Por: Rodrigo Fonseca | Especial para o Correio da Manhã

'Homem Onça', drama político de Vinicius Reis que recria com espanto a Era das Privatizações

Chico Diaz encarna a tragédia dos que acreditavam numa utopia de Brasil | Foto: Divulgação

É difícil não pensar em cults como "O Príncipe" (2002), de Ugo Giorgetti, e "O Bom Buguês" (1983), de Oswaldo Caldeira, diante das cenas mais catárticas de "Homem Onça", que será exibido nesta quarta-feira, às 19h, no 12° Festival Internacional de Cinema Agroecológico. O longa chega à telona mais bonita do Rio de Janeiro endossado por elogios internacionais.

Lançado no Arthouse Asia Film Festival, em Calcutá, na Índia, em fevereiro, o terceiro longa-metragem de ficção de Vinícius Reis, revelado com o .doc "A Cobra Fumou" (2002) se impõe como uma precisa crônica sobre a era das privatizações, na segunda metade dos anos 1990. Ela passou ainda na seleção da mostra de Santiago Del Estero, na Argentina.

Sua angustiante narrativa fez barulho em Gramado, na mais popular das mostras competitivas de nosso audiovisual. Saiu de lá com um (merecido) Kikito de melhor atriz coadjuvante, dado a Bianca Byngton, por uma atuação em estado de graça em parceria com Chico Diaz - este, a alma do projeto, uma alma luminosa.

Diaz encarna a tragédia dos que acreditavam numa utopia de Brasil e foram traídos por interesses financeiros em meio a desgovernos do país, como se viu nos longas seminais de Giorgetti e Caldeira citados acima. Ao lado deles, o novo trabalho de Vinícius Reis se junta a uma tradição curta, mas cheia de som e de fúria, de ficções políticas brasileiras, que tem em "Terra em Transe" (1967) seu farol mais luminoso. Mas, assim como se pensa em títulos brasileiros do passado, pensa-se em Ken Loach, holofote vivo do marxismo no audiovisual.

Não se fala no termo "luta de classes" em "Homem Onça", mas o assunto está lá, loachiano, à espreita... qual o felino do título, escolhido em referência a uma peculiaridade de Pedro (o papel de Diaz), em sua infância no interior, em meio ao verde.

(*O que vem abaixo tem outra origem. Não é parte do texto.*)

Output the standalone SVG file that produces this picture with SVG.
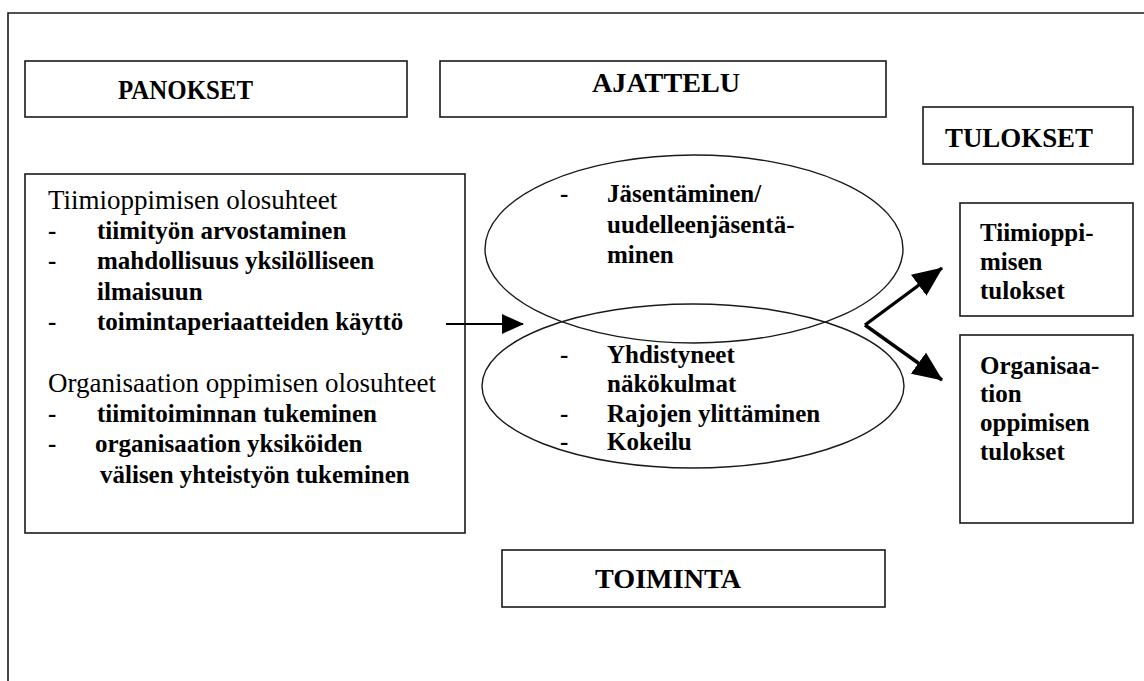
<svg xmlns="http://www.w3.org/2000/svg" width="1144" height="681" viewBox="0 0 1144 681">
<style>
.box{fill:none;stroke:#1a1a1a;stroke-width:1.6}
.frame{fill:none;stroke:#1a1a1a;stroke-width:1.6}
.ell{fill:none;stroke:#1a1a1a;stroke-width:1.4}
.hdr{font-family:"Liberation Serif","Times New Roman",serif;font-size:28px;font-weight:bold;fill:#000}
.reg{font-family:"Liberation Serif","Times New Roman",serif;font-size:27px;fill:#000}
.bld{font-family:"Liberation Serif","Times New Roman",serif;font-size:25px;font-weight:bold;fill:#000}
.conn{fill:none;stroke:#000}
</style>
<defs>
<marker id="headS" markerUnits="userSpaceOnUse" markerWidth="22" markerHeight="20" refX="21" refY="10" orient="auto">
<path d="M0,0 L22,10 L0,20 z" fill="#000"/>
</marker>
<marker id="headL" markerUnits="userSpaceOnUse" markerWidth="30" markerHeight="26" refX="29" refY="13" orient="auto">
<path d="M0,0 L30,13 L0,26 z" fill="#000"/>
</marker>
</defs>
<rect width="1144" height="681" fill="#fff"/>
<path class="frame" d="M8,681 L8,13 L1144,13"/>

<g id="panokset">
<rect class="box" x="25" y="61" width="382" height="56"/>
<text class="hdr" x="118" y="99" textLength="135" lengthAdjust="spacingAndGlyphs">PANOKSET</text>
</g>
<g id="ajattelu">
<rect class="box" x="440" y="61" width="446" height="56"/>
<text class="hdr" x="592" y="92" textLength="148" lengthAdjust="spacingAndGlyphs">AJATTELU</text>
</g>
<g id="tulokset">
<rect class="box" x="923" y="107" width="210" height="57"/>
<text class="hdr" x="945" y="147" textLength="148" lengthAdjust="spacingAndGlyphs">TULOKSET</text>
</g>
<g id="toiminta">
<rect class="box" x="502" y="550" width="383" height="57"/>
<text class="hdr" x="595" y="588" textLength="146" lengthAdjust="spacingAndGlyphs">TOIMINTA</text>
</g>

<g id="olosuhteet">
<rect class="box" x="25" y="174" width="440" height="359"/>
<text class="reg" x="48" y="209">Tiimioppimisen olosuhteet</text>
<text class="bld" x="48" y="239">-</text><text class="bld" x="97" y="239">tiimityön arvostaminen</text>
<text class="bld" x="48" y="269">-</text><text class="bld" x="97" y="269">mahdollisuus yksilölliseen</text>
<text class="bld" x="97" y="300">ilmaisuun</text>
<text class="bld" x="48" y="330">-</text><text class="bld" x="97" y="330">toimintaperiaatteiden käyttö</text>
<text class="reg" x="48" y="392">Organisaation oppimisen olosuhteet</text>
<text class="bld" x="48" y="422">-</text><text class="bld" x="97" y="422">tiimitoiminnan tukeminen</text>
<text class="bld" x="48" y="452">-</text><text class="bld" x="95" y="452">organisaation yksiköiden</text>
<text class="bld" x="100" y="483">välisen yhteistyön tukeminen</text>
</g>

<g id="jasentaminen">
<ellipse class="ell" cx="694" cy="249" rx="209" ry="94"/>
<text class="bld" x="560" y="202">-</text><text class="bld" x="607" y="202">Jäsentäminen/</text>
<text class="bld" x="607" y="233">uudelleenjäsentä-</text>
<text class="bld" x="607" y="263">minen</text>
</g>
<g id="yhdistyneet">
<ellipse class="ell" cx="693" cy="386" rx="211" ry="82"/>
<text class="bld" x="560" y="363">-</text><text class="bld" x="607" y="363">Yhdistyneet</text>
<text class="bld" x="607" y="392">näkökulmat</text>
<text class="bld" x="560" y="422">-</text><text class="bld" x="607" y="422">Rajojen ylittäminen</text>
<text class="bld" x="560" y="450">-</text><text class="bld" x="607" y="450">Kokeilu</text>
</g>

<g id="tiimi-tulokset">
<rect class="box" x="960" y="203" width="173" height="113"/>
<text class="bld" x="980" y="241">Tiimioppi-</text>
<text class="bld" x="980" y="270">misen</text>
<text class="bld" x="980" y="299">tulokset</text>
</g>
<g id="org-tulokset">
<rect class="box" x="960" y="335" width="173" height="188"/>
<text class="bld" x="980" y="374">Organisaa-</text>
<text class="bld" x="980" y="402">tion</text>
<text class="bld" x="980" y="431">oppimisen</text>
<text class="bld" x="980" y="460">tulokset</text>
</g>

<g id="connectors">
<path class="conn" stroke-width="2" d="M446,324 L523,324" marker-end="url(#headS)"/>
<path class="conn" stroke-width="3.4" d="M865,325 L942,268" marker-end="url(#headL)"/>
<path class="conn" stroke-width="3.4" d="M865,325 L942,380" marker-end="url(#headL)"/>
</g>
</svg>
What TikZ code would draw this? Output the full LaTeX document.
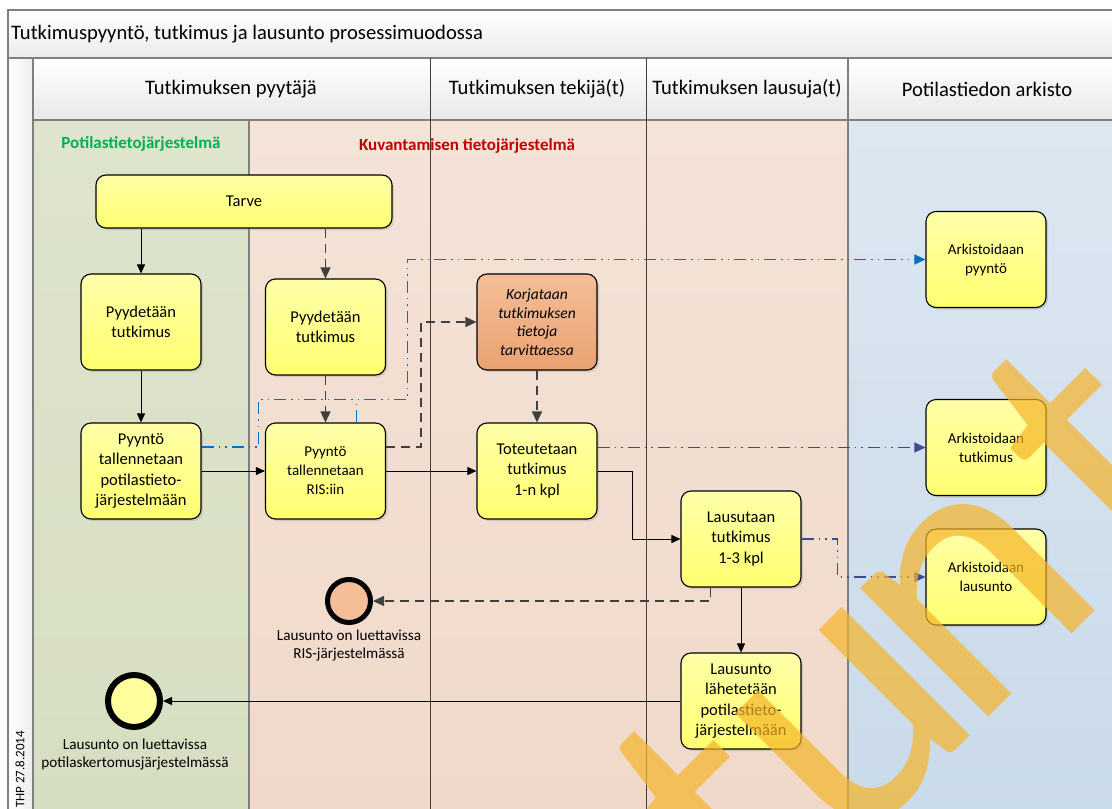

Da mesma forma que o Bom Selvagem de Rousseau, Pedro fez da Natureza o analgésico (físico e moral) para a moléstia da desatenção que castiga o mundo de concreto armado à nossa volta. Um mundo que se mostra claustrofóbico em 1997, em meio a um processo em que se privatizam empresas públicas. Entre elas está a Gás do Brasil, onde Pedro gerencia uma área de projetos ambientais. Área que vai passar pela foice chamada downsizing. Pescoços rolam em prol de um enxugamento monetário, desumanizando um ambiente profissional onde amizades descambam para a hostilidade. Amigos de outrora, como Dantas (Emílio de Mello, impecável), vão trombar com a atitude de Pedro, que se vê atônito diante das exigências de seus patrões, dando a seus colegas uma metonímia de desastre: "Passa no RH". O pé de café em seu escritório é um souvenir de um tempo em que as hordas bárbaras do neoliberalismo ainda não haviam conspurcado seu Éden de amizades.

Reis é mestre em retratar traumas de perdas súbitas na vertente ficcionista de seu cinema. É o que se vê no estonteante "Praça Saens Pena" (2009) - também com Chico - e em "Noite de Reis" (2012), que rendeu o troféu Candango de melhor ator a Enrique Diaz. Em ambos, a harmonia entre grupos é subitamente trovejada pelo inusitado. Sempre atento aos conflitos de classe, o realizador passa pela linhagem do já citado cinema marxista conversando com o Loach de "Você Não Estava Aqui" (2019) e com a estética antiliberalista de Stéphane Brizé ("Em Guerra") mas não fica nele. É de sua natureza valorizar mais a dimensão existencialista do que a verve sociológica. O problema de Pedro não está no bolso e, sim, no peito. Um peito congestionado diante das bestialidades do sistema. Vemos essa congestão pelos olhos trágicos de duas mulheres: sua primeira esposa, Sônia (Sílvia Buarque, em sua mais inspirada atuação), e Lola (Byngton), figura de exuberância afetiva com quem ele vai viver numa casinha no mato.

O gradual adoecimento (ou melhor, "enojamento") de Pedro arranca de Diaz um desempenho magistral, num longa que se destaca ainda pela engenharia de som de Waldir Xavier. De seu lado documental, Reis trouxe um cuidado em nunca tratar o real com desmesura formal.